PGI nilai larangan kawin beda agama langgar HAM
PGI menganggap larangan itu justru berpotensi menimbulkan perilaku moral menyimpang seperti hidup bersama tanpa nikah.
Persekutuan Gereja-gereja di Indonesia (PGI) menilai ketentuan yang melarang adanya perkawinan beda agama seperti tertuang dalam Pasal 2 ayat (1) Undang-Undang (UU) Nomor 1 Tahun 1974 tentang Perkawinan melanggar Hak Asasi Manusia (HAM).
Majelis agama Kristen itu menganggap larangan tersebut telah mengabaikan hak seseorang untuk menikah dan berpotensi menimbulkan perilaku yang menyimpang dari moral seperti hidup bersama tanpa perkawinan.
"Banyak pasangan yang beda agama terjebak dalam situasi yang tidak mereka kehendaki yaitu tidak memiliki rasa moral seperti hidup bersama tanpa menikah," ujar anggota Komisi Hukum PGI Nikson Lalu.
Hal itu dikatakan Nikson dalam sidang di Gedung Mahkamah Konstitusi (MK), Jakarta, Rabu (5/11). Dia menjadi ahli dalam sidang uji materi Pasal 2 ayat (1) UU Perkawinan yang dimohonkan oleh empat orang alumnus dan seorang mahasiswa Fakultas Hukum Universitas Indonesia (UI) ini.
Nikson mengatakan ketentuan pasal dimaksud mengandung potensi hilangnya pengakuan atas pernikahan beda agama. Hal ini lantaran catatan sipil menolak untuk mencatatkan pernikahan pasangan beda agama.

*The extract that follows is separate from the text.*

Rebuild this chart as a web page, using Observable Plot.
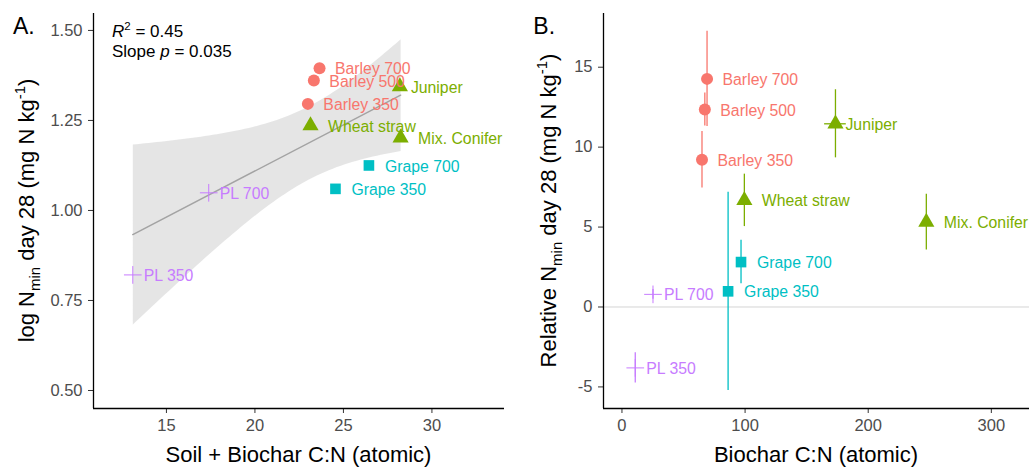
<!DOCTYPE html>
<html><head><meta charset="utf-8">
<script src="https://cdn.jsdelivr.net/npm/d3@7"></script>
<script src="https://cdn.jsdelivr.net/npm/@observablehq/plot@0.6"></script>
<style>
body{margin:0;background:#fff;}
#wrap{position:relative;width:1029px;height:467px;overflow:hidden;background:#fff;}
.panel{position:absolute;top:0;}
</style></head><body>
<div id="wrap"><div id="a" class="panel" style="left:0"></div><div id="b" class="panel" style="left:515px"></div></div>
<script>
// ---- data ----
const labels = ["Barley 350","Barley 500","Barley 700","Juniper","Mix. Conifer","Wheat straw","Grape 350","Grape 700","PL 350","PL 700"];
const groups = ["Barley","Barley","Barley","Wood","Wood","Wood","Grape","Grape","PL","PL"];
const groupNames = ["Barley","Wood","Grape","PL"];
const groupColors = ["#F8766D","#7CAE00","#00BFC4","#C77CFF"];
const groupSymbols = ["circle","triangle","square","plus"];
// Panel A: soil + biochar C:N vs log Nmin
const xA = [22.99, 23.33, 23.65, 28.19, 28.23, 23.14, 24.55, 26.44, 13.1, 17.39];
const yA = [1.296, 1.361, 1.395, 1.344, 1.202, 1.236, 1.06, 1.125, 0.821, 1.049];
// Panel B: biochar C:N vs relative Nmin, with errors
const xB = [65.0, 67.3, 69.1, 173.4, 247.2, 99.4, 86.2, 96.7, 10.8, 25.2];
const yB = [9.21, 12.35, 14.27, 11.46, 5.31, 6.67, 0.98, 2.81, -3.81, 0.79];
const yErrB = [1.77, 1.03, 2.98, 2.13, 1.75, 1.64, 6.2, 1.36, 0.95, 0.3];
const xErrB = [0, 0, 0, 8.8, 0, 0, 0, 0, 0, 0];
const xTicksA = [15, 20, 25, 30];
const yTicksA = [0.5, 0.75, 1.0, 1.25, 1.5];
const xTicksB = [0, 100, 200, 300];
const yTicksB = [-5, 0, 5, 10, 15];
const xDomA = [10.88, 34.1], yDomA = [0.45, 1.547];
const xDomB = [-15, 331], yDomB = [-6.35, 18.36];

const FONT = "'Liberation Sans', Arial, Helvetica, sans-serif";
const dataA = labels.map((l, i) => ({label: l, group: groups[i], x: xA[i], y: yA[i]}));
const dataB = labels.map((l, i) => ({label: l, group: groups[i], x: xB[i], y: yB[i], ye: yErrB[i], xe: xErrB[i]}));
const colorOpt = {domain: groupNames, range: groupColors};
const symbolOpt = {domain: groupNames, range: groupSymbols};
const dxFor = {Barley: 15.5, Wood: 17.5, Grape: 16, PL: 11};
const TICK_FS = 16.5, LABEL_FS = 15.8;

function pointMarks(data) {
  const filled = data.filter(d => d.group !== "PL");
  const plus = data.filter(d => d.group === "PL");
  return [
    Plot.dot(filled, {x: "x", y: "y", fill: "group", symbol: "group", r: 6, stroke: "none"}),
    Plot.dot(plus, {x: "x", y: "y", stroke: "group", symbol: "group", r: 5.75, fill: "none", strokeWidth: 1})
  ];
}
function labelMarks(data, juniperDx) {
  return groupNames.map(g => Plot.text(data.filter(d => d.group === g && d.label !== "Juniper"), {
    x: "x", y: "y", text: "label", fill: "group", textAnchor: "start", dx: dxFor[g], dy: 1, fontSize: LABEL_FS
  })).concat([Plot.text(data.filter(d => d.label === "Juniper"), {
    x: "x", y: "y", text: "label", fill: "group", textAnchor: "start", dx: juniperDx, dy: 1.5, fontSize: LABEL_FS
  })]);
}
function axes(xt, yt, yfmt) {
  return [
    Plot.axisX({ticks: xt, tickSize: 5, tickPadding: 6, fontSize: TICK_FS, tickFormat: d => String(d), label: null, fill: "#4d4d4d", stroke: "#333"}),
    Plot.axisY({ticks: yt, tickSize: 5, tickPadding: 6, fontSize: TICK_FS, tickFormat: yfmt, label: null, fill: "#4d4d4d", stroke: "#333"})
  ];
}
const baseStyle = {fontFamily: FONT, fontSize: "16.5px", color: "#4d4d4d", background: "white", overflow: "visible"};

const plotA = Plot.plot({
  width: 515, height: 467,
  marginLeft: 93, marginRight: 11, marginTop: 13, marginBottom: 59,
  style: baseStyle,
  x: {domain: xDomA}, y: {domain: yDomA},
  color: colorOpt, symbol: symbolOpt,
  marks: [
    Plot.linearRegressionY(dataA, {x: "x", y: "y", stroke: "#a3a3a3", strokeWidth: 1.5, fill: "#999", fillOpacity: 0.25}),
    ...pointMarks(dataA),
    ...labelMarks(dataA, 11),
    ...axes(xTicksA, yTicksA, d3.format(".2f")),
    Plot.ruleX([xDomA[0]], {stroke: "black", strokeWidth: 1.3}),
    Plot.ruleY([yDomA[0]], {stroke: "black", strokeWidth: 1.3})
  ]
});

const plotB = Plot.plot({
  width: 514, height: 467,
  marginLeft: 88, marginRight: 0, marginTop: 13, marginBottom: 59,
  style: baseStyle,
  x: {domain: xDomB}, y: {domain: yDomB},
  color: colorOpt, symbol: symbolOpt,
  marks: [
    Plot.ruleY([0], {stroke: "#d4d4d4", strokeWidth: 1}),
    Plot.ruleX(dataB, {x: "x", y1: d => d.y - d.ye, y2: d => d.y + d.ye, stroke: "group", strokeWidth: 1.3}),
    Plot.ruleY(dataB.filter(d => d.xe > 0), {y: "y", x1: d => d.x - d.xe, x2: d => d.x + d.xe, stroke: "group", strokeWidth: 1.3}),
    ...pointMarks(dataB),
    ...labelMarks(dataB, 10),
    ...axes(xTicksB, yTicksB, d => String(d)),
    Plot.ruleX([xDomB[0]], {stroke: "black", strokeWidth: 1.3}),
    Plot.ruleY([yDomB[0]], {stroke: "black", strokeWidth: 1.3})
  ]
});

document.getElementById("a").appendChild(plotA);
document.getElementById("b").appendChild(plotB);

function decorate(svgEl, opts) {
  const svg = d3.select(svgEl);
  const g = svg.append("g").attr("font-family", FONT).attr("fill", "black").attr("text-anchor", "start");
  g.append("text").attr("x", opts.tagX).attr("y", 33.5).attr("font-size", 23).text(opts.tag);
  // x title
  g.append("text").attr("x", opts.xTitleX).attr("y", 461.5).attr("font-size", 22)
    .attr("text-anchor", "middle").text(opts.xTitle);
  // y title with subscript/superscript
  const yt = g.append("text").attr("transform", `translate(${opts.yTitleX},210.5) rotate(-90)`)
    .attr("font-size", 22).attr("text-anchor", "middle");
  yt.append("tspan").text(opts.yPrefix + "N");
  yt.append("tspan").attr("font-size", 15).attr("dy", 6).text("min");
  yt.append("tspan").attr("dy", -6).text(" day 28 (mg N kg");
  yt.append("tspan").attr("font-size", 15).attr("dy", -9).text("-1");
  yt.append("tspan").attr("dy", 9).text(")");
  return g;
}
const gA = decorate(plotA, {tag: "A.", tagX: 13, xTitleX: 298.5, xTitle: "Soil + Biochar C:N (atomic)", yTitleX: 34, yPrefix: "log "});
decorate(plotB, {tag: "B.", tagX: 18.3, xTitleX: 301, xTitle: "Biochar C:N (atomic)", yTitleX: 41, yPrefix: "Relative "});

// annotation on panel A
const r2 = gA.append("text").attr("x", 112).attr("y", 36.7).attr("font-size", 17);
r2.append("tspan").attr("font-style", "italic").text("R");
r2.append("tspan").attr("font-size", 11.5).attr("dy", -7).text("2");
r2.append("tspan").attr("dy", 7).text(" = 0.45");
const sl = gA.append("text").attr("x", 112).attr("y", 56.7).attr("font-size", 17);
sl.append("tspan").text("Slope ");
sl.append("tspan").attr("font-style", "italic").text("p");
sl.append("tspan").text(" = 0.035");
</script>
</body></html>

"Pasal ini justru membuat potensi penyimpangan moral dan spiritual karena banyaknya catatan sipil menolak menikahkan mereka," ungkap dia.
Selanjutnya, Nikson mengakui gereja bukan merupakan entitas yang berdiri sendiri, namun harus patuh pada peraturan negara. Meski demikian, hal itu bukan berarti gereja tidak diperbolehkan kritis terhadap kebijakan negara yang bersifat diskriminatif.
Di samping itu, menurut Nikson, pasal dimaksud diberlakukan menggunakan interpretasi yang sempit. Hal itu berdampak pada munculnya sifat diskriminatif pada UU Perkawinan.
"Bahwa penerapan Pasal 2 ayat (1) UU Perkawinan telah menyimpang dari rasa keadilan, karena secara teologis orang yang berbeda agama pun tidak boleh dilarang untuk menikah," kata dia.
Lebih lanjut, Nikson juga menganggap lembaga catatan sipil seharusnya hanya bertugas melakukan pencatatan atas terjadinya pernikahan. Tetapi, pada faktanya lembaga ini melampaui wewenangnya dengan menolak pencatatan pernikahan beda agama.
"Artinya lembaga ini telah mengintervensi keabsahan dari suatu perkawinan yang telah disahkan oleh agama," ungkap dia.